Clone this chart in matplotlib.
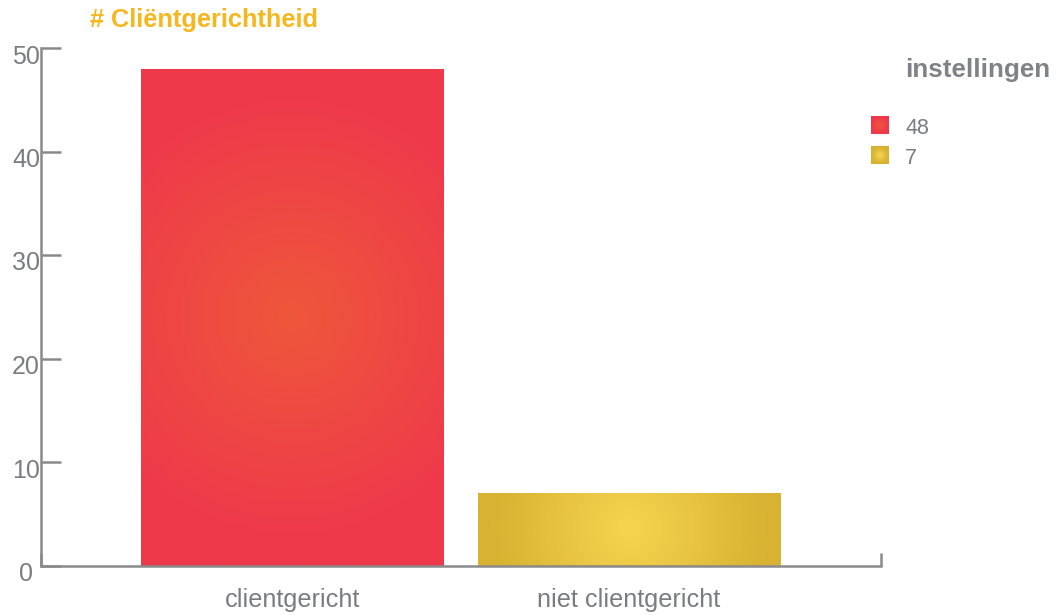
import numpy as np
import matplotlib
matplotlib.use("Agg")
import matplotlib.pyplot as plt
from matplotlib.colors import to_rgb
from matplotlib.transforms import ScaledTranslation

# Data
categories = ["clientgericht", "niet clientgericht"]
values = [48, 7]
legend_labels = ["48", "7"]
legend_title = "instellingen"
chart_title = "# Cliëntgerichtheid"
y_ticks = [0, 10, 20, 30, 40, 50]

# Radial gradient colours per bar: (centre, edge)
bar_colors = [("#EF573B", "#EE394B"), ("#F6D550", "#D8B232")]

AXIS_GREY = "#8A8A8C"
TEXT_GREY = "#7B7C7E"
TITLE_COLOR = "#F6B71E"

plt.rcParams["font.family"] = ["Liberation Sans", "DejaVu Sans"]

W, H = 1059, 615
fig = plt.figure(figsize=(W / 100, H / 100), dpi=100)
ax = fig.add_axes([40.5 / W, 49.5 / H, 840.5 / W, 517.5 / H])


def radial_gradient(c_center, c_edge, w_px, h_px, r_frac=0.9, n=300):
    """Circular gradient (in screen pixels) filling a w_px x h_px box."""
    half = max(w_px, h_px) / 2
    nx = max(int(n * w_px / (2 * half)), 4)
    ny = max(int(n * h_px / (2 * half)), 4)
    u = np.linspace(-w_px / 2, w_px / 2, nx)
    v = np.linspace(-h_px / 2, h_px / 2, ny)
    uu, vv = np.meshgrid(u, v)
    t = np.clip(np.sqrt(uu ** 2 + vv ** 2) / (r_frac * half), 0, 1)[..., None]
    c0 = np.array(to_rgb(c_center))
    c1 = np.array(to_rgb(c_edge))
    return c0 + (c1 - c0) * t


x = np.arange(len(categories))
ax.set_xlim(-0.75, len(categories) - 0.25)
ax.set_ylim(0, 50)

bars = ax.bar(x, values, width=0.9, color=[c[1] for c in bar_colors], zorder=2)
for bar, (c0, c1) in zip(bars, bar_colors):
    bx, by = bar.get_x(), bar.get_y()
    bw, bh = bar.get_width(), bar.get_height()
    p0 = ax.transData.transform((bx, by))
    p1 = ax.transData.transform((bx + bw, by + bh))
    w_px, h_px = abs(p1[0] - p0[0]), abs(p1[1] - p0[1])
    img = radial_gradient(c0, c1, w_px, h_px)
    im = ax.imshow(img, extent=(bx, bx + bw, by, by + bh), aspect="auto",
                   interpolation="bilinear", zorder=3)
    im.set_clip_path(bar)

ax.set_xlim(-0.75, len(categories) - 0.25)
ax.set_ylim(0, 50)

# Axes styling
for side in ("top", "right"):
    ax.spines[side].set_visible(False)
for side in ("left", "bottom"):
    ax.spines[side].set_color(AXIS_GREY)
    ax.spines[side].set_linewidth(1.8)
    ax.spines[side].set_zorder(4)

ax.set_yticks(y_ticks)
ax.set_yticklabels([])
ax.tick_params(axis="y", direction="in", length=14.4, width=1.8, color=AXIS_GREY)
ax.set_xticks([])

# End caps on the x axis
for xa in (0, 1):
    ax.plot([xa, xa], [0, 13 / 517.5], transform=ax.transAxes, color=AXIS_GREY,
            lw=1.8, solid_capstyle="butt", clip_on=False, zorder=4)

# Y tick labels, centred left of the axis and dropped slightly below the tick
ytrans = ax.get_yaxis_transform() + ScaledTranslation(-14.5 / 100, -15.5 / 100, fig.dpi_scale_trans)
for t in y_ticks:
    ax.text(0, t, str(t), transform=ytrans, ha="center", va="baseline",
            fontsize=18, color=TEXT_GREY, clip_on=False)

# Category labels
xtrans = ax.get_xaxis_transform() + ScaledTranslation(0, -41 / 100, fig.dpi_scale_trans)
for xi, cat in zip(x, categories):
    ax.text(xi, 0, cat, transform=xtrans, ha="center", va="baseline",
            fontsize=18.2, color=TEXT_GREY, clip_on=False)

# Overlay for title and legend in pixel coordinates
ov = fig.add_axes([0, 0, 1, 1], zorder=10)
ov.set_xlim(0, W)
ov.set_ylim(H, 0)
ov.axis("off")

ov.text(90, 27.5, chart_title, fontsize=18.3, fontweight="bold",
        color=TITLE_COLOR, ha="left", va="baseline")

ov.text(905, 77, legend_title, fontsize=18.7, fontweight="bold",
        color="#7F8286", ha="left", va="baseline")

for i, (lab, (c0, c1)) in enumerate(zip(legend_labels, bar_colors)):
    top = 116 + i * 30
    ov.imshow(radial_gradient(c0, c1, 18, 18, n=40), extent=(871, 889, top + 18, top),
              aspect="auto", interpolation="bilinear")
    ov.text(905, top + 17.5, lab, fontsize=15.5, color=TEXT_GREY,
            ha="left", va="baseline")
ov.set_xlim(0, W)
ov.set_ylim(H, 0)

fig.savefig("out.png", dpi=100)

THE PROBLEM: Find each line with the string "matplotlib" and copy it out.

RESULT OF THE TASK:
Clone this chart in matplotlib.
import matplotlib
matplotlib.use("Agg")
import matplotlib.pyplot as plt
from matplotlib.colors import to_rgb
from matplotlib.transforms import ScaledTranslation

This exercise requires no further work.